Much of Ahuja’s primary genealogical sources were written by White people about or on behalf of her Black ancestors. The artist understands this as erasure, even as it’s a form of access and visibility. “It simultaneously and paradoxically makes visible AND obscures my Black ancestor’s own words and stories,” the artist says. “Our story is buried beneath that of these White protagonists who, in letters and records, document and chronicle their own lives.”
In this body of work, Ahuja focused primarily on the mid-life story of two of her Black ancestors, Milly Morris and Henry Knox, who separated in 1838 due to their differing status—he an enslaved man, she a free woman of color. After months of deep research, Ahuja found her main text; she paints words from an 1838 letter, which the artist and Jordan Landes—library curator of the Friends Historical Library of Swarthmore College, located in the archived papers of a White Quaker aptly named Aaron White. Aaron and his cousin David were among a few Quakers who aided in the removal of free people of color, including Ahuja’s great, great, great, great grandmother Milly Morris and her seven free children, out of the slave state of North Carolina to Indiana, during that state’s early settlement. Though never recognized as such, Milly and her seven children were a “first family” of Indiana. In As They Please, Ahuja’s own “Madonna del Latte,” the baby interrupts the act of breastfeeding to identify its mother by her alliterative name Milly Malica Morris. In this work, Ahuja also includes something rarely seen in paintings, a footnote!
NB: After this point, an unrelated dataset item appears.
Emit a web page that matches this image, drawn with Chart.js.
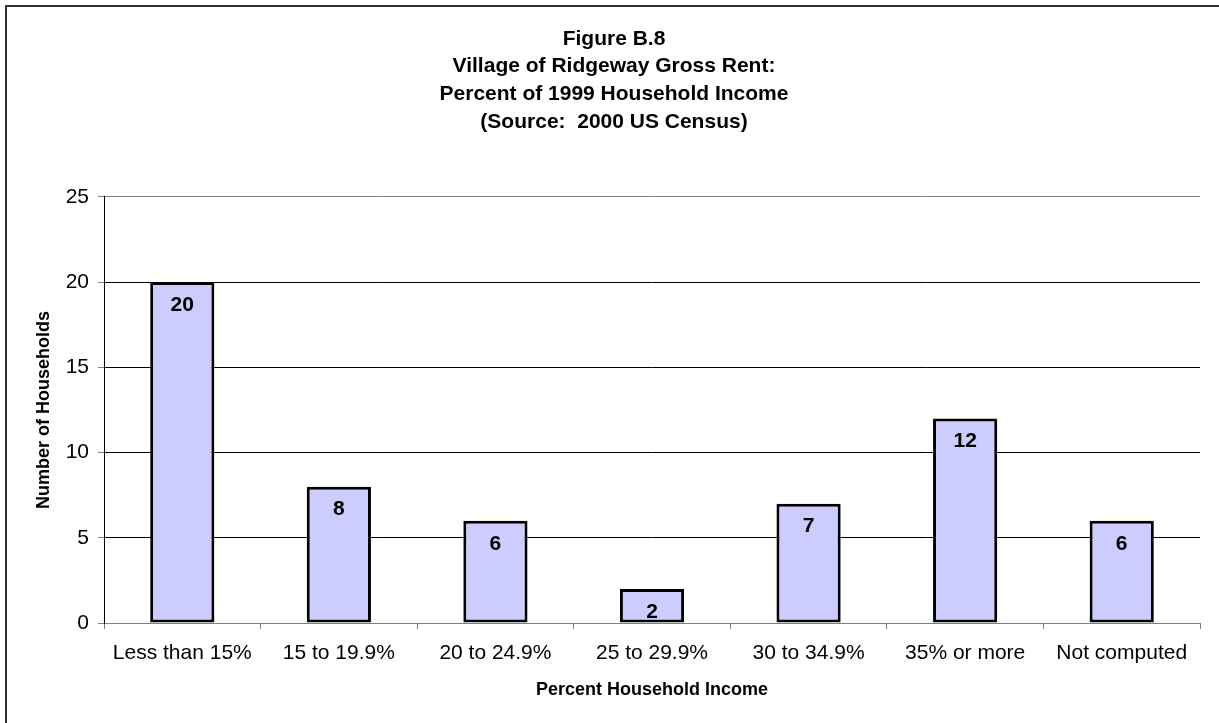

In Portrait of Henry, Ahuja depicts not mother and child but father and baby, re-envisioning Henry’s status as a slave “hand” through the depiction of his three sets of hands, including hands from which his speech emanates. In Cousin, Portrait of Henry and Milly is Yet at Aunt’s Cabin, Ahuja hand copies the handwriting found in the 1838 letter written by David White. Cousin is a rare still-life painting by the artist.
Ahuja views painting as a received form, its own kind of inheritance. She visually catalogues painting conventions established over centuries while using those conventions to make new meanings. Ahuja’s works are layered with meaning—discourses of the personal and the painterly.